Fixing ADAS Systems Makes Up Over a Third of Collision Repair Costs

Even minor damage to systems such as front radar or distance sensors can result in additional repair expenses of up to $1,540.


A recent study by AAA found advanced driver assistance systems (ADAS), like automatic emergency braking, blind spot monitoring and lane departure warning, can add up to 37.6% to the total repair cost after a crash. This is due to the high cost of replacing and calibrating the sensors that operate these systems. 

Even minor damage to systems such as front radar or distance sensors can result in additional repair expenses of up to $1,540. AAA advises consumers to be aware of the repair costs associated with these vehicle systems, and prioritize repairing them when necessary to ensure they work as intended. 

“Vehicles equipped with more sophisticated safety systems are much more common now, especially since NHTSA proposed its rule requiring automatic emergency braking earlier this year,” said Greg Brannon, AAA’s director of automotive engineering. “Consumers should know about the repair costs associated with these technologies. But they must also understand the importance of fixing them since improperly functioning systems could result in a deadly crash.”

Many variables can affect the cost of repairing ADAS, including vehicle make and model, the type and location of the sensor and the type of facility where the repair work is performed. Consumers may not realize it, but the sensors that help ADAS “see” the world around the vehicle are located at the front, side and back. AAA looked at four repair scenarios---front-end collision, side mirror replacement, rear collision and windshield replacement---to understand the costs of repairing these sensors.

The highest repair cost for ADAS components is attributed to radar sensors and cameras damaged in a front-end collision. However, the replacement of a side mirror represented the largest proportion of repair costs of the three scenarios.
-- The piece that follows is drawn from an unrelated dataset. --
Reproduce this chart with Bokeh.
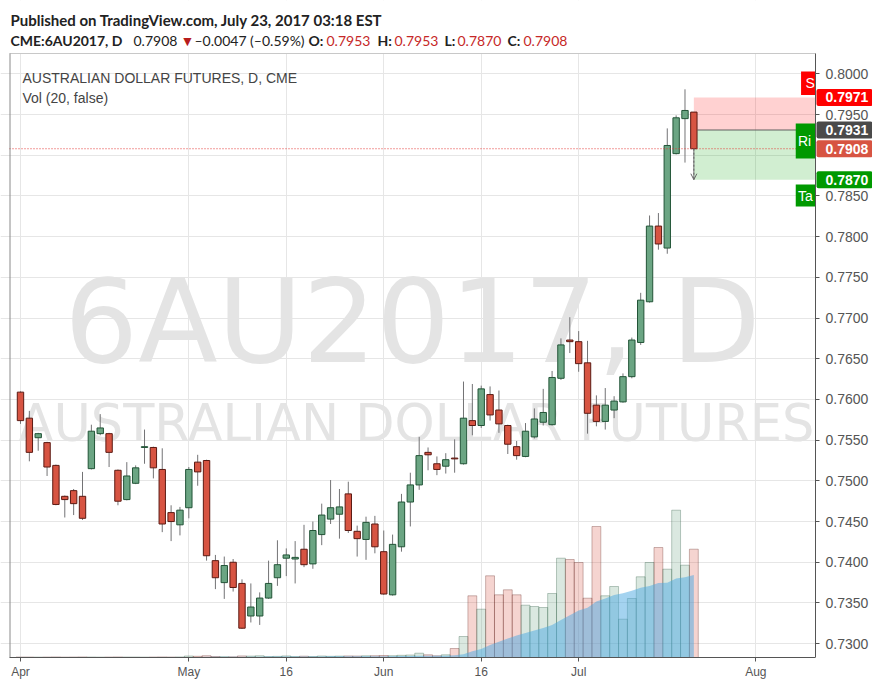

For the three vehicles (model year 2023) evaluated in this report, AAA found:

  • The average cost of replacing ADAS components in a minor front collision repair was $1,540, or 13.2% of the average total repair. 
  • An average of 70.8% of the repair cost ($1,067) was attributable to the ADAS camera included in the side mirror assembly.  
  • The average cost of replacing ADAS components in a minor rear collision repair was $684, or 40.9% of the average total repair estimate of $1,698. 
  • The cost of windshield glass replacement attributable to ADAS components averaged 25.4% ($360) of the total repair cost.

Individual ADAS component costs (part and specific labor/calibration) over the four repair scenarios range from a low of $290 to a high of $1,596. AAA’s research determined the ranges listed below for typical ADAS repair expenses. Note that these numbers are for costs over and above the normal body work required following a collision.

  • Front radar sensors used with automatic emergency braking and adaptive cruise control systems: $500 to $1,300. 
  • Front camera sensors used with automatic emergency braking, adaptive cruise control, lane departure warning and lane keeping assistance (does not include the cost of a replacement windshield): $600 to $800. 
  • Mirror mount, side mirror used with around-view systems: $740 to $1,600. 
  • Windshield camera sensor used with lane keeping assistance, traffic sign recognition and pedestrian detection: $900 to $1,200. 
  • Front or rear ultrasonic sensors used with parking assist systems: $300 to $1,000.

A driver is alerted by a warning light or icon on the instrument panel and/or a message display if an ADAS component is failing and causing the system to be inoperable. Once this occurs, it’s crucial for drivers to take their vehicle to a reputable repair facility for repair.